I hope all of you who are Fathers have had a great Father's Day!! I miss my Dad and my Junior so very much. June 20, 2011, is the second anniversary of my loss of my Junior. Wow, it seems like it has been forever . .how I miss his love, his touch, his kind word, and just a hug and telling me that everything is going to be okay!!
Sunday was a very lonely day! I had sent Father's Day cards to both of my brothers and my nephews and niece's husband. I did not receive even one telephone call today from any of them . and we live within a 20-mile radius of each other. I guess they have their own families and are too busy. It has just been a very tough Sunday, as well as Monday being the second anniversary of my Junior leaving me!! The only good thought about today is that some day I will get to walk, hand-in-hand, with him in Heaven! Be thankful if you have children or parents living -- and let them know how very much they mean to you and how much you love them!! I'm sorry - it's just been a lonely day and Monday has started worse. I got in bed this morning at 4:45 a.m. (Sunday morning), I am going to try to get a little earlier start this morning!! It's just now 1 a.m.
Take care, everyone! Have a great day! God bless and keep everyone.
Hugs to all!
Deb, I am sorry for both of your losses. I also had a hard Fathers Day. I lost the love of my life 8 months ago. My Father is still alive, but we have no relationship.(that is a whole nother story)
I have 2 sons, ages 30 and 40. They were so close to their "POP". They both were right there to help me with Neal the last 2 weeks of his life. They have also been right there for me also. I have been so devastated with Neal being gone, I feel guilty for not being there for my boys.
Both of my sons had a hard time yesterday (Sunday). I gave each of them a card and a memento of their POP's. I keep reading and people keep telling me that all the "first" are bad. I don't see how any of the days will ever be any easier that the "first".
I think that when you lose the love of your life who is your solemate, things will never be better. How can they be easier when you have lost part of yourself, the person with whom you had plans that you will never get to do together, the person you slept with for over 40 years, the Daddy to your children, the grandfather to your grandchildren. I could go on and on but you know what I mean.
It has been bad now for over a week, with his birthday, the 8 month anniversary and Father's Day. I just have to get back to doing one day at a time.
Thank you, Linda! I know exactly what you mean and how you feel. Junior's 70th birthday would have been 5/24, then Father's Day 6/19, and today - 6/20 . our son-in-law's birthday and the day my Junior passed away.
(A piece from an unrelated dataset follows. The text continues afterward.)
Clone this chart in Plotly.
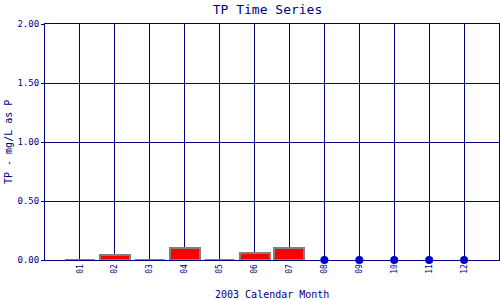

There has not been one day out of the past 2 years that I have not thought of Junior-something we did, somewhere we traveled, or just him holding me! You're right - I know exactly what you mean. Today has just really been a terribly hard day . . but, like you, I go on one day at a time. That is the only way I function now! Things will never be the same!! Take care, God bless!!
Hugs -- (hugs) are good!!
I am so very sorry about your loss - I know it is hard on your children, but also know how hard it is for you. I lost my Dad in 1992-I am a Daddy's girl, and thought there would never be anything as tough as that loss! Wow, I only thought I knew how my Mom felt when Dad passed away!! I never even began to realize how very alone she felt. Bless your heart, I live in Alabama so I know how hot and humid the temperatures have been and are going to continue to be!! Hope you get your air conditioning replaced asap!! Please write any time you want -- even if you just need someone to whom you can vent. My email is email@example.com. Please take care of yourself--one day at a time!! Hugs - hugs are always good!!
Jo Bartoszek said:
I agree, Father's Day was tough. My Dave left this world May 14 very suddenly. I have a 36 year old & 40 year old son. I know it was hard on us all. We all went out to the cemetery. I cried alot (as I do every day). Today my air conditioning went out. I live in Texas and it' s so miserably hot. I can't get it replaced until tomorrow. This is my first "big" decision I've had to make in the past month and I needed his input and opinion so bad. I am still at the stage where I have an "elephant" sitting on my chest and sometimes I feel like I can hardly breathe. You are correct, things will never be the same. I just can't get that through to my heart yet. Yes, it is one day at a time. Thanks to all!